The southern side of the county, besides being distinguished for the picturesque beauties of its deep mountain dells, also presents various grand cascades, and other natural curiosities worthy of notice. The most remarkable of the waterfalls are, that called Pistyll-Mawr, or "the Great Cascade," on the small river Clydach, romantically embosomed in a luxuriant wood; two falls of peculiar grandeur on the small river Melltè, a little above its junction with the Hepstè; Cîl Hepstè waterfall, on the latter stream, which is here precipitated in one wide unbroken sheet, from a height of nearly fifty feet, and afterwards with the Melltè descends into the Neath; a bold cataract, called Scwd Einon Gam, on the Pyrddin, a stream which flows into the Neath from the westward; and that called Scwd yr Hên Rŷd, on the small river Llêch, which joins the Tawy from the eastward, some distance above the village of YstradGunlais.
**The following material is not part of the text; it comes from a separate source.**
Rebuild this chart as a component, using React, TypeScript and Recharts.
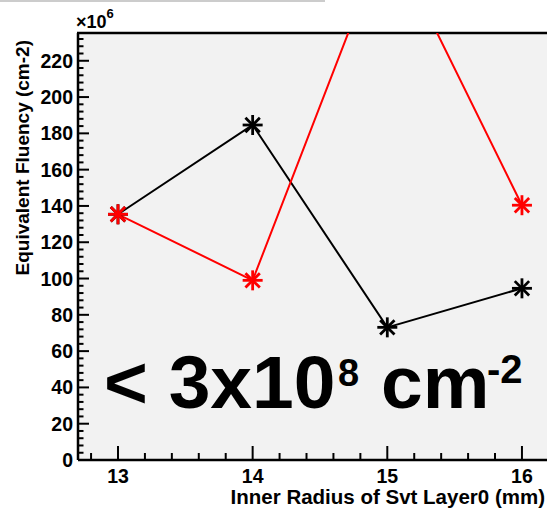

The Melltè, before forming the cascades above-mentioned, pursues a subterranean passage for a short distance, flowing through a singular and extensive cavern, which, when the water is low, may be explored with torches to a considerable distance. The entrance, called Porth Ogov, is about twenty feet high, and forty-five wide; and its interior expands into a large apartment, ornamented with stalactites and other calcareous concretions. In the course of its passage through this cavern the river is precipitated with astounding noise into a deep pool.